> _Given request_:
Copy from the first line below down to and including the line with "2016, 2018, 2020];". Skip the pictures.

> _Material_:
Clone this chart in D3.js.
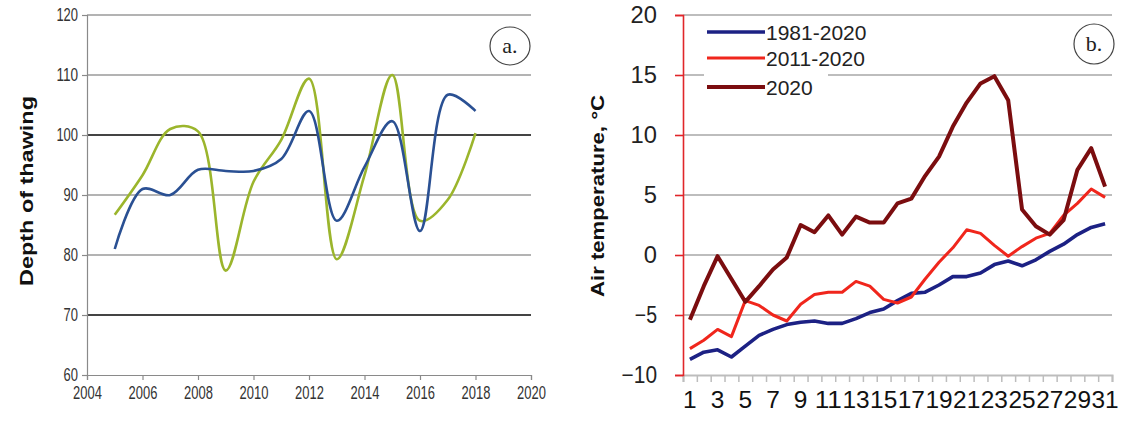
<!DOCTYPE html>
<html>
<head>
<meta charset="utf-8">
<script src="https://cdn.jsdelivr.net/npm/d3@7"></script>
<style>
  html, body { margin: 0; padding: 0; background: #fff; }
  svg { display: block; }
  .sans { font-family: "Liberation Sans", Arial, sans-serif; }
</style>
</head>
<body>
<svg id="chart" width="1140" height="422"></svg>
<script>
// ---------- Panel a: depth of thawing ----------
const years = [2005, 2006, 2007, 2008, 2009, 2010, 2011, 2012, 2013, 2014, 2015, 2016, 2017, 2018];
const depthBlue  = [81, 91, 90, 94.2, 94, 94, 96, 104, 85.7, 94.7, 102.3, 84, 106.7, 104];
const depthGreen = [86.7, 93.3, 101, 100.6, 77.4, 92.2, 99.2, 109.4, 79.3, 93.3, 110, 85.7, 89.2, 100.3];
const depthYTicks = [60, 70, 80, 90, 100, 110, 120];
const depthXTicks = [2004, 2006, 2008, 2010, 2012, 2014, 2016, 2018, 2020];

// ---------- Panel b: air temperature ----------
const days = d3.range(1, 32);
const temp1981_2020 = [-8.7, -8.1, -7.9, -8.5, -7.6, -6.7, -6.2, -5.8, -5.6, -5.5, -5.7, -5.7, -5.3, -4.8, -4.5, -3.8, -3.2, -3.1, -2.5, -1.8, -1.8, -1.5, -0.8, -0.5, -0.9, -0.4, 0.3, 0.9, 1.7, 2.3, 2.6];
const temp2011_2020 = [-7.8, -7.1, -6.2, -6.8, -3.8, -4.2, -5.0, -5.5, -4.1, -3.3, -3.1, -3.1, -2.2, -2.6, -3.7, -4.0, -3.5, -2.0, -0.6, 0.6, 2.1, 1.8, 0.8, -0.1, 0.7, 1.4, 1.8, 3.3, 4.3, 5.5, 4.8];
const temp2020 = [-5.4, -2.6, -0.1, -2.0, -3.9, -2.6, -1.2, -0.2, 2.5, 1.9, 3.3, 1.7, 3.2, 2.7, 2.7, 4.3, 4.7, 6.6, 8.2, 10.7, 12.7, 14.3, 14.9, 12.9, 3.8, 2.4, 1.7, 2.9, 7.1, 8.9, 5.7];
const tempYTicks = [-10, -5, 0, 5, 10, 15, 20];
const dayLabels = days.filter(d => d % 2 === 1);
const legendNames = ["1981-2020", "2011-2020", "2020"];

const svg = d3.select("#chart");
const digitCount = s => String(s).replace(/[^0-9]/g, "").length;

// ======== Panel a ========
const xA = d3.scaleLinear().domain([2004, 2020]).range([87, 531]);
const yA = d3.scaleLinear().domain([60, 120]).range([375, 15]);
const gA = svg.append("g");

gA.selectAll("line.grid").data(depthYTicks.filter(d => d > 60)).join("line")
  .attr("x1", xA(2004)).attr("x2", xA(2020))
  .attr("y1", d => yA(d)).attr("y2", d => yA(d))
  .attr("stroke", d => (d === 100 || d === 70) ? "#444" : "#9a9a9a")
  .attr("stroke-width", d => (d === 100 || d === 70) ? 1.8 : 1.6);

const axAY = gA.append("g").attr("transform", `translate(${xA(2004)},0)`)
  .call(d3.axisLeft(yA).tickValues(depthYTicks).tickSize(5).tickPadding(4));
const axAX = gA.append("g").attr("transform", `translate(0,${yA(60)})`)
  .call(d3.axisBottom(xA).tickValues(depthXTicks).tickFormat(d3.format("d")).tickSize(5).tickPadding(6));
[axAY, axAX].forEach(ax => {
  ax.select(".domain").attr("stroke", "#8a8a8a").attr("stroke-width", 1.2);
  ax.selectAll(".tick line").attr("stroke", "#8a8a8a").attr("stroke-width", 1.2);
  ax.selectAll(".tick text").attr("class", "sans").attr("font-size", 18).attr("fill", "#333")
    .attr("textLength", function () { return 7.2 * digitCount(this.textContent); })
    .attr("lengthAdjust", "spacingAndGlyphs");
});

const lineA = d3.line().x((d, i) => xA(years[i])).y(d => yA(d)).curve(d3.curveCatmullRom.alpha(0.5));
gA.append("path").datum(depthGreen).attr("d", lineA)
  .attr("fill", "none").attr("stroke", "#9bb52c").attr("stroke-width", 2.6);
gA.append("path").datum(depthBlue).attr("d", lineA)
  .attr("fill", "none").attr("stroke", "#2a5093").attr("stroke-width", 2.6);

gA.append("text").attr("class", "sans")
  .attr("transform", "translate(33,191) rotate(-90)")
  .attr("text-anchor", "middle").attr("font-weight", "bold").attr("font-size", 19)
  .attr("textLength", 190).attr("lengthAdjust", "spacingAndGlyphs")
  .attr("fill", "#111").text("Depth of thawing");

gA.append("ellipse").attr("cx", 510).attr("cy", 46).attr("rx", 20).attr("ry", 19)
  .attr("fill", "#fff").attr("stroke", "#444").attr("stroke-width", 1.2);
gA.append("text").attr("x", 510).attr("y", 53).attr("text-anchor", "middle")
  .attr("font-family", "Liberation Serif, serif").attr("font-size", 22).attr("fill", "#222").text("a.");

// ======== Panel b ========
const xB = d3.scaleBand().domain(days).range([683, 1112]);
const xBEdges = d3.scaleLinear().domain([0, 31]).range([683, 1112]);
const yB = d3.scaleLinear().domain([-10, 20]).range([375, 15]);
const gB = svg.append("g");

gB.selectAll("line.grid").data(tempYTicks.filter(d => d > -10)).join("line")
  .attr("x1", 683).attr("x2", 1112)
  .attr("y1", d => yB(d)).attr("y2", d => yB(d))
  .attr("stroke", "#bdbdbd").attr("stroke-width", 2);

const axBX = gB.append("g").attr("transform", `translate(0,${yB(-10)})`)
  .call(d3.axisBottom(xBEdges).tickValues(d3.range(0, 32)).tickFormat("").tickSize(7));
axBX.select(".domain").attr("stroke", "#bdbdbd").attr("stroke-width", 2);
axBX.selectAll(".tick line").attr("stroke", "#bdbdbd").attr("stroke-width", 1.5);

const axBL = gB.append("g").attr("transform", `translate(0,${yB(-10)})`)
  .call(d3.axisBottom(xB).tickValues(dayLabels).tickSize(0).tickPadding(17));
axBL.select(".domain").remove();
axBL.selectAll(".tick text").attr("class", "sans").attr("font-size", 23).attr("fill", "#111")
  .attr("textLength", function () { return 13.6 * digitCount(this.textContent); })
  .attr("lengthAdjust", "spacingAndGlyphs");

const axBY = gB.append("g").attr("transform", `translate(683,0)`)
  .call(d3.axisLeft(yB).tickValues(tempYTicks).tickSize(8).tickPadding(18));
axBY.select(".domain").attr("stroke", "#e0262a").attr("stroke-width", 1.6);
axBY.selectAll(".tick line").attr("stroke", "#e0262a").attr("stroke-width", 1.6);
axBY.selectAll(".tick text").attr("class", "sans").attr("font-size", 23).attr("fill", "#222")
  .attr("textLength", function () { const t = this.textContent; return 13.2 * digitCount(t) + (/[-\u2212]/.test(t) ? 9 : 0); })
  .attr("lengthAdjust", "spacingAndGlyphs");

const lineB = d3.line().x((d, i) => xB(days[i]) + xB.bandwidth() / 2).y(d => yB(d));
gB.append("path").datum(temp1981_2020).attr("d", lineB)
  .attr("fill", "none").attr("stroke", "#1c2184").attr("stroke-width", 3.6).attr("stroke-linejoin", "round");
gB.append("path").datum(temp2011_2020).attr("d", lineB)
  .attr("fill", "none").attr("stroke", "#f0261c").attr("stroke-width", 3).attr("stroke-linejoin", "round");
gB.append("path").datum(temp2020).attr("d", lineB)
  .attr("fill", "none").attr("stroke", "#7b0d0f").attr("stroke-width", 4).attr("stroke-linejoin", "round");

gB.append("text").attr("class", "sans")
  .attr("transform", "translate(604,196) rotate(-90)")
  .attr("text-anchor", "middle").attr("font-weight", "bold").attr("font-size", 19)
  .attr("textLength", 202).attr("lengthAdjust", "spacingAndGlyphs")
  .attr("fill", "#111").text("Air temperature, °C");

const legColors = ["#1c2184", "#f0261c", "#7b0d0f"];
const legWidths = [3.6, 3, 4];
const legY = [32, 58, 87];
gB.append("rect").attr("x", 704).attr("y", 20).attr("width", 124).attr("height", 80).attr("fill", "#fff");
const leg = gB.selectAll("g.leg").data(legendNames).join("g");
leg.append("line").attr("x1", 707).attr("x2", 765)
  .attr("y1", (d, i) => legY[i]).attr("y2", (d, i) => legY[i])
  .attr("stroke", (d, i) => legColors[i]).attr("stroke-width", (d, i) => legWidths[i]);
leg.append("text").attr("class", "sans").attr("x", 766).attr("y", (d, i) => legY[i] + 7.5)
  .attr("font-size", 21).attr("fill", "#222").text(d => d);

gB.append("ellipse").attr("cx", 1094).attr("cy", 44).attr("rx", 20).attr("ry", 20)
  .attr("fill", "#fff").attr("stroke", "#444").attr("stroke-width", 1.2);
gB.append("text").attr("x", 1094).attr("y", 51).attr("text-anchor", "middle")
  .attr("font-family", "Liberation Serif, serif").attr("font-size", 22).attr("fill", "#222").text("b.");
</script>
</body>
</html>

> _Response for this exercise_:
Clone this chart in D3.js.
<!DOCTYPE html>
<html>
<head>
<meta charset="utf-8">
<script src="https://cdn.jsdelivr.net/npm/d3@7"></script>
<style>
  html, body { margin: 0; padding: 0; background: #fff; }
  svg { display: block; }
  .sans { font-family: "Liberation Sans", Arial, sans-serif; }
</style>
</head>
<body>
<svg id="chart" width="1140" height="422"></svg>
<script>
// ---------- Panel a: depth of thawing ----------
const years = [2005, 2006, 2007, 2008, 2009, 2010, 2011, 2012, 2013, 2014, 2015, 2016, 2017, 2018];
const depthBlue  = [81, 91, 90, 94.2, 94, 94, 96, 104, 85.7, 94.7, 102.3, 84, 106.7, 104];
const depthGreen = [86.7, 93.3, 101, 100.6, 77.4, 92.2, 99.2, 109.4, 79.3, 93.3, 110, 85.7, 89.2, 100.3];
const depthYTicks = [60, 70, 80, 90, 100, 110, 120];
const depthXTicks = [2004, 2006, 2008, 2010, 2012, 2014, 2016, 2018, 2020];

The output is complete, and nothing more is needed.